● The request: Images should be left out, and everything else in the listing reproduced exactly.

......

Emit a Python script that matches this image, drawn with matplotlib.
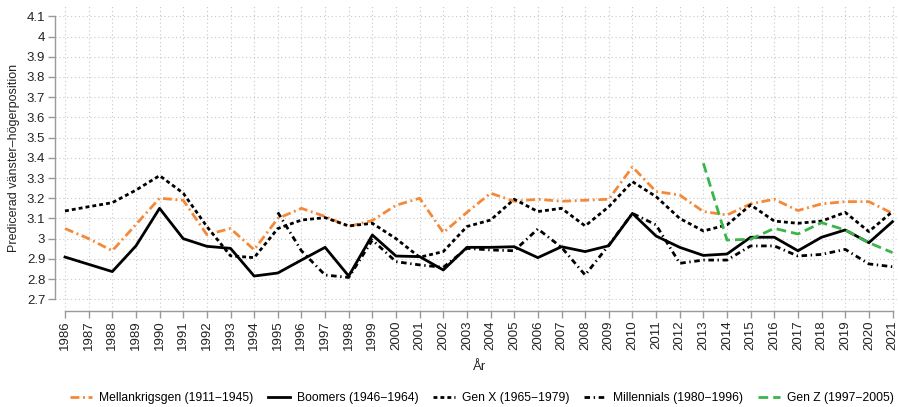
import numpy as np
import matplotlib
matplotlib.use("Agg")
import matplotlib.pyplot as plt

plt.rcParams["font.family"] = ["Liberation Sans", "DejaVu Sans"]

# Years on the x axis
years = np.arange(1986, 2022)

# Predicted left-right position per generation
mellankrigsgen = [3.05, 3.00, 2.94, 3.07, 3.20, 3.19, 3.02, 3.05, 2.945, 3.10,
                  3.15, 3.11, 3.06, 3.09, 3.165, 3.20, 3.03, 3.13, 3.225, 3.185,
                  3.195, 3.185, 3.19, 3.195, 3.355, 3.233, 3.216, 3.134, 3.117, 3.172,
                  3.195, 3.139, 3.172, 3.183, 3.183, 3.125]
boomers = [2.909, 2.873, 2.837, 2.964, 3.15, 3.0, 2.962, 2.952, 2.815, 2.83,
           2.894, 2.957, 2.815, 3.018, 2.914, 2.911, 2.845, 2.957, 2.957, 2.96,
           2.906, 2.96, 2.936, 2.965, 3.125, 3.013, 2.957, 2.917, 2.924, 3.007,
           3.007, 2.94, 3.007, 3.043, 2.98, 3.084]
gen_x = [3.137, 3.158, 3.178, 3.24, 3.312, 3.225, 3.06, 2.915, 2.906, 3.05,
         3.092, 3.104, 3.063, 3.076, 3.0, 2.908, 2.936, 3.06, 3.092, 3.195,
         3.134, 3.15, 3.063, 3.158, 3.282, 3.208, 3.10, 3.038, 3.068, 3.167,
         3.087, 3.076, 3.087, 3.13, 3.035, 3.134]
# Millennials start 1995
millennials_years = np.arange(1995, 2022)
millennials = [3.13, 2.94, 2.82, 2.808, 2.993, 2.886, 2.87, 2.858, 2.952, 2.944,
               2.94, 3.048, 2.957, 2.82, 2.968, 3.125, 3.068, 2.878, 2.894, 2.894,
               2.964, 2.964, 2.914, 2.922, 2.947, 2.875, 2.861]
# Gen Z start 2013
gen_z_years = np.arange(2013, 2022)
gen_z = [3.373, 2.993, 2.997, 3.051, 3.023, 3.079, 3.043, 2.98, 2.931]

W, H = 898, 407
fig = plt.figure(figsize=(W / 100, H / 100), dpi=100)
left, right, top, bottom = 55, 898, 5, 310.6
ax = fig.add_axes([left / W, 1 - bottom / H, (right - left) / W, (bottom - top) / H])

x_first, x_last = 65, 892.5
px_per_year = (x_last - x_first) / 35
ax.set_xlim(1986 - (x_first - left) / px_per_year, 2021 + (right - x_last) / px_per_year)
ax.set_ylim(2.644, 4.156)

lw = 2.0
ax.plot(years, mellankrigsgen, color="#F4893A", lw=lw, dashes=(3.2, 1.3, 0.7, 1.3),
        label="Mellankrigsgen (1911\u22121945)")
ax.plot(years, boomers, color="black", lw=lw, label="Boomers (1946\u22121964)")
ax.plot(years, gen_x, color="black", lw=lw, dashes=(1.4, 1.1),
        label="Gen X (1965\u22121979)")
ax.plot(millennials_years, millennials, color="black", lw=lw, dashes=(2.0, 1.3, 0.5, 1.3),
        label="Millennials (1980\u22121996)")
ax.plot(gen_z_years, gen_z, color="#3AB54A", lw=lw, dashes=(3.5, 1.8),
        label="Gen Z (1997\u22122005)")

yticks = np.round(np.arange(2.7, 4.1001, 0.1), 1)
ax.set_yticks(yticks)
ax.set_yticklabels([("%g" % v) for v in yticks], fontsize=9.5, color="#222222")
ax.set_xticks(years)
ax.set_xticklabels([str(y) for y in years], rotation=90, fontsize=9.5, color="#222222")

ax.grid(True, color="#c8c8c8", linestyle=(0, (1, 2.5)), linewidth=0.8)
ax.set_axisbelow(True)

for s in ["top", "right"]:
    ax.spines[s].set_visible(False)
ax.spines["left"].set_bounds(2.7, 4.1)
ax.spines["bottom"].set_bounds(1986, 2021)
for s in ["left", "bottom"]:
    ax.spines[s].set_color("#999999")
    ax.spines[s].set_linewidth(1.0)
ax.tick_params(axis="both", colors="#999999", length=5, width=1.0, labelcolor="#222222")
ax.tick_params(axis="x", pad=2)
ax.tick_params(axis="y", pad=2)

ax.set_ylabel("Predicerad v\u00e4nster\u2013h\u00f6gerposition", fontsize=9, color="#222222",
              labelpad=5)
fig.text(480 / W, 1 - 367 / H, "\u00c5r", ha="center", va="center", fontsize=9.5,
         color="#222222")

handles, labels = ax.get_legend_handles_labels()
fig.legend(handles, labels, loc="center", bbox_to_anchor=(482 / W, 1 - 398 / H),
           ncol=5, frameon=False, fontsize=8.7, handlelength=1.8, handletextpad=0.6,
           columnspacing=1.2, borderaxespad=0, borderpad=0)

fig.savefig("out.png", dpi=100)
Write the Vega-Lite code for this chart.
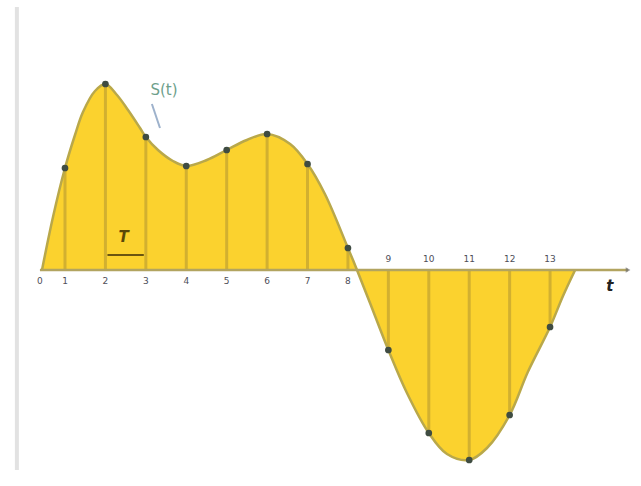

......

● Exercise result:
Emit a Python script that matches this image, drawn with matplotlib.
import numpy as np
import matplotlib
matplotlib.use("Agg")
import matplotlib.pyplot as plt

plt.rcParams["font.family"] = ["Liberation Sans", "DejaVu Sans"]

# Years on the x axis
years = np.arange(1986, 2022)

# Predicted left-right position per generation
mellankrigsgen = [3.05, 3.00, 2.94, 3.07, 3.20, 3.19, 3.02, 3.05, 2.945, 3.10,
                  3.15, 3.11, 3.06, 3.09, 3.165, 3.20, 3.03, 3.13, 3.225, 3.185,
                  3.195, 3.185, 3.19, 3.195, 3.355, 3.233, 3.216, 3.134, 3.117, 3.172,
                  3.195, 3.139, 3.172, 3.183, 3.183, 3.125]
boomers = [2.909, 2.873, 2.837, 2.964, 3.15, 3.0, 2.962, 2.952, 2.815, 2.83,
           2.894, 2.957, 2.815, 3.018, 2.914, 2.911, 2.845, 2.957, 2.957, 2.96,
           2.906, 2.96, 2.936, 2.965, 3.125, 3.013, 2.957, 2.917, 2.924, 3.007,
           3.007, 2.94, 3.007, 3.043, 2.98, 3.084]
gen_x = [3.137, 3.158, 3.178, 3.24, 3.312, 3.225, 3.06, 2.915, 2.906, 3.05,
         3.092, 3.104, 3.063, 3.076, 3.0, 2.908, 2.936, 3.06, 3.092, 3.195,
         3.134, 3.15, 3.063, 3.158, 3.282, 3.208, 3.10, 3.038, 3.068, 3.167,
         3.087, 3.076, 3.087, 3.13, 3.035, 3.134]
# Millennials start 1995
millennials_years = np.arange(1995, 2022)
millennials = [3.13, 2.94, 2.82, 2.808, 2.993, 2.886, 2.87, 2.858, 2.952, 2.944,
               2.94, 3.048, 2.957, 2.82, 2.968, 3.125, 3.068, 2.878, 2.894, 2.894,
               2.964, 2.964, 2.914, 2.922, 2.947, 2.875, 2.861]
# Gen Z start 2013
gen_z_years = np.arange(2013, 2022)
gen_z = [3.373, 2.993, 2.997, 3.051, 3.023, 3.079, 3.043, 2.98, 2.931]

W, H = 898, 407
fig = plt.figure(figsize=(W / 100, H / 100), dpi=100)
left, right, top, bottom = 55, 898, 5, 310.6
ax = fig.add_axes([left / W, 1 - bottom / H, (right - left) / W, (bottom - top) / H])

x_first, x_last = 65, 892.5
px_per_year = (x_last - x_first) / 35
ax.set_xlim(1986 - (x_first - left) / px_per_year, 2021 + (right - x_last) / px_per_year)
ax.set_ylim(2.644, 4.156)

lw = 2.0
ax.plot(years, mellankrigsgen, color="#F4893A", lw=lw, dashes=(3.2, 1.3, 0.7, 1.3),
        label="Mellankrigsgen (1911\u22121945)")
ax.plot(years, boomers, color="black", lw=lw, label="Boomers (1946\u22121964)")
ax.plot(years, gen_x, color="black", lw=lw, dashes=(1.4, 1.1),
        label="Gen X (1965\u22121979)")
ax.plot(millennials_years, millennials, color="black", lw=lw, dashes=(2.0, 1.3, 0.5, 1.3),
        label="Millennials (1980\u22121996)")
ax.plot(gen_z_years, gen_z, color="#3AB54A", lw=lw, dashes=(3.5, 1.8),
        label="Gen Z (1997\u22122005)")

yticks = np.round(np.arange(2.7, 4.1001, 0.1), 1)
ax.set_yticks(yticks)
ax.set_yticklabels([("%g" % v) for v in yticks], fontsize=9.5, color="#222222")
ax.set_xticks(years)
ax.set_xticklabels([str(y) for y in years], rotation=90, fontsize=9.5, color="#222222")

ax.grid(True, color="#c8c8c8", linestyle=(0, (1, 2.5)), linewidth=0.8)
ax.set_axisbelow(True)

for s in ["top", "right"]:
    ax.spines[s].set_visible(False)
ax.spines["left"].set_bounds(2.7, 4.1)
ax.spines["bottom"].set_bounds(1986, 2021)
for s in ["left", "bottom"]:
    ax.spines[s].set_color("#999999")
    ax.spines[s].set_linewidth(1.0)
ax.tick_params(axis="both", colors="#999999", length=5, width=1.0, labelcolor="#222222")
ax.tick_params(axis="x", pad=2)
ax.tick_params(axis="y", pad=2)

ax.set_ylabel("Predicerad v\u00e4nster\u2013h\u00f6gerposition", fontsize=9, color="#222222",
              labelpad=5)
fig.text(480 / W, 1 - 367 / H, "\u00c5r", ha="center", va="center", fontsize=9.5,
         color="#222222")

handles, labels = ax.get_legend_handles_labels()
fig.legend(handles, labels, loc="center", bbox_to_anchor=(482 / W, 1 - 398 / H),
           ncol=5, frameon=False, fontsize=8.7, handlelength=1.8, handletextpad=0.6,
           columnspacing=1.2, borderaxespad=0, borderpad=0)

fig.savefig("out.png", dpi=100)
Write the Vega-Lite code for this chart.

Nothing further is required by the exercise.